With interest rates still hovering near zero and the stock market remaining at record highs, the prospect for broad-market returns averaging the customary 8-10% into the future are dim, at least over the next decade. Investors, especially retirees, will need to pursue alternative strategies if they want to meet their retirement goals.
Absolute return is one such alternative strategy. And in a recent white paper, Putnam Investments argues that absolute return strategies offer modern diversification.
Absolute Return Defined
Absolute return strategies pursue returns independent of traditional benchmark indexes like the S&P 500 and the Barclays U.S. Aggregate Bond Index. They can “go anywhere,” investing in stocks, bonds, and alternative assets, and are thus considered flexible and “unconstrained.”
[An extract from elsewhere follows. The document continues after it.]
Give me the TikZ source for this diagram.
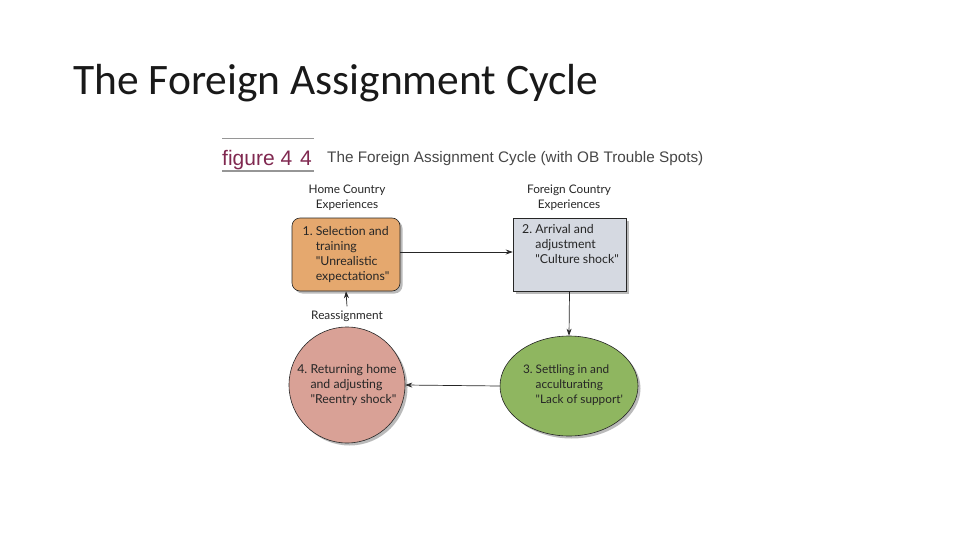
\documentclass[tikz,border=0pt]{standalone}
\usepackage{fontspec}
\setmainfont{Carlito}
\newfontfamily\figfont{Lato}
\newfontfamily\headfont{Liberation Sans}
\usetikzlibrary{arrows.meta,shapes.geometric,shadows}
\definecolor{boxorange}{RGB}{229,168,110}
\definecolor{boxgray}{RGB}{213,217,225}
\definecolor{ellgreen}{RGB}{143,182,96}
\definecolor{circpink}{RGB}{217,161,150}
\definecolor{figmaroon}{RGB}{128,40,80}
\definecolor{rulegray}{RGB}{150,150,150}
\definecolor{headgray}{RGB}{70,70,70}
\tikzset{
  shape base/.style={draw=black!85, line width=0.6pt,
    drop shadow={shadow xshift=2.5pt, shadow yshift=-2.5pt, opacity=0.45, fill=black!60},
    font=\figfont\fontsize{12.3}{15}\selectfont, text=black!85, inner sep=0pt},
  stagebox/.style={shape base, rectangle, minimum width=108pt, minimum height=73pt},
  stageell/.style={shape base, ellipse, minimum width=138pt, minimum height=100pt},
  stagecirc/.style={shape base, circle, minimum size=116pt},
  stagetext/.style={inner sep=0pt, font=\figfont\fontsize{12.3}{15}\selectfont, text=black!85},
  caption/.style={font=\figfont\fontsize{11.8}{15}\selectfont, text=black!85, align=center, inner sep=0pt},
  flow/.style={draw=black!85, line width=0.7pt, -{Stealth[length=7pt,width=5pt]}},
}
\begin{document}
\begin{tikzpicture}[x=1pt,y=-1pt]
\useasboundingbox (0,0) rectangle (960,540);
% slide title
\node[anchor=base west, inner sep=0pt, font=\fontsize{43.5}{50}\selectfont, text=black!90] (title) at (73,95) {The Foreign Assignment Cycle};
% figure header
\draw[rulegray, line width=1pt] (222,139) -- (314,139);
\draw[rulegray, line width=2pt] (222,171) -- (314,171);
\node[anchor=base west, inner sep=0pt, font=\headfont\fontsize{21}{24}\selectfont, text=figmaroon] (figlab) at (222,165) {figure 4\hspace{8pt}4};
\node[anchor=base west, inner sep=0pt, font=\headfont\fontsize{15.3}{18}\selectfont, text=headgray] (fighead) at (327,163) {The Foreign Assignment Cycle (with OB Trouble Spots)};
% column captions
\node[caption] (home) at (347,198) {Home Country\\Experiences};
\node[caption] (foreign) at (569,198) {Foreign Country\\Experiences};
% stages
\node[stagebox, rounded corners=8pt, fill=boxorange] (s1) at (346,254.5)
  {\begin{tabular}{@{}l@{\ }l@{}}1. & Selection and\\ & training\\ & "Unrealistic\\ & expectations"\end{tabular}};
\node[stagebox, fill=boxgray, minimum width=113pt] (s2) at (569.5,254.5) {};
\node[stagetext, anchor=north west] (s2text) at (522,223)
  {\begin{tabular}{@{}l@{\ }l@{}}2. & Arrival and\\ & adjustment\\ & "Culture shock"\end{tabular}};
\node[stageell, fill=ellgreen] (s3) at (569,386) {};
\node[stagetext, font=\figfont\fontsize{11.8}{15}\selectfont] (s3text) at (573,385)
  {\begin{tabular}{@{}l@{\ }l@{}}3. & Settling in and\\ & acculturating\\ & "Lack of support'\end{tabular}};
\node[stagecirc, fill=circpink] (s4) at (347,385) {};
\node[stagetext] (s4text) at (347,385)
  {\begin{tabular}{@{}l@{\ }l@{}}4. & Returning home\\ & and adjusting\\ & "Reentry shock"\end{tabular}};
\node[caption] (reassign) at (347,316) {Reassignment};
% connectors
\draw[flow] (s1.east |- 0,252) -- (s2.west |- 0,252);
\draw[flow] (s2.south) -- (s3.north);
\draw[flow] (s3.west) -- (s4.east);
\draw[flow] ([yshift=4pt]reassign.north) -- (s1.south);
\end{tikzpicture}
\end{document}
Absolute return funds focus on providing positive returns over targeted time frames, with less volatility than traditional stock or bond mutual funds. They also have the flexibility to pursue global investment opportunities, and to use “modern tools” in pursuit of positive returns in flat or declining markets.
Traditional Fund Shortcomings
According to the Investment Company Institute 2013 Fact Book, 92% of mutual fund assets are held by funds focused on a specific asset class – generally stocks or bonds or money-market securities. This doesn’t allow for true diversification within a single fund.
Traditional stock funds and bond funds follow and are measured against market benchmarks, such as the S&P 500 or the Barclays U.S. Aggregate. Since the performance of most stocks and bonds have fairly high correlation to their benchmarks, stock funds and bond funds inevitably have high levels of market risk; and since volatility is tied to market risk, traditional funds can’t escape it.
Over time, this volatility can take a bite out of returns, and bear markets can be especially devastating. Retired investors are particularly vulnerable: If a retiree’s portfolio suffered a 30% loss, then it would take him 3.5 years to recover the losses, assuming a 10% rate of return. But if market returns are much lower in the future, as many analysts project, then recovery from losses of more than 30% could be unachievable. With a 2% rate of return, it would take a retiree nearly 35 years to recover from a 50% loss, and most retirees don’t have 35 years.
This is why Putnam Investments argues that absolute return is a “modern strategy” that may provide benefit to “all kinds of investors.” Fund managers need the flexibility to go wherever the potential returns are, which includes asset classes other than stocks and bonds, and companies of national origin other than the United States.
Putnam’s own approach to absolute return involves prudent hedging to reduce market risk, and investments across asset classes, including REITs, commodities, and foreign currencies, in addition to U.S. and international stocks and bonds. Putnam’s funds also employ futures, forwards, and options for downside protection and the possibility of gains during bear markets.
Putnam’s absolute return strategies were previously available only to institutional investors, but now they’re available to retail investors as liquid alts. Each of the funds pursues positive returns above the returns of Treasury bills, with lower volatility than the broad markets.
All four funds also strive to produce lower volatility over time. As of March 31, PARTX had generated three-year returns of 1.23%, while PTRNX, PJMDX, and PDMAX had produced respective returns of 2.62%, 3.91%, and 6.72%.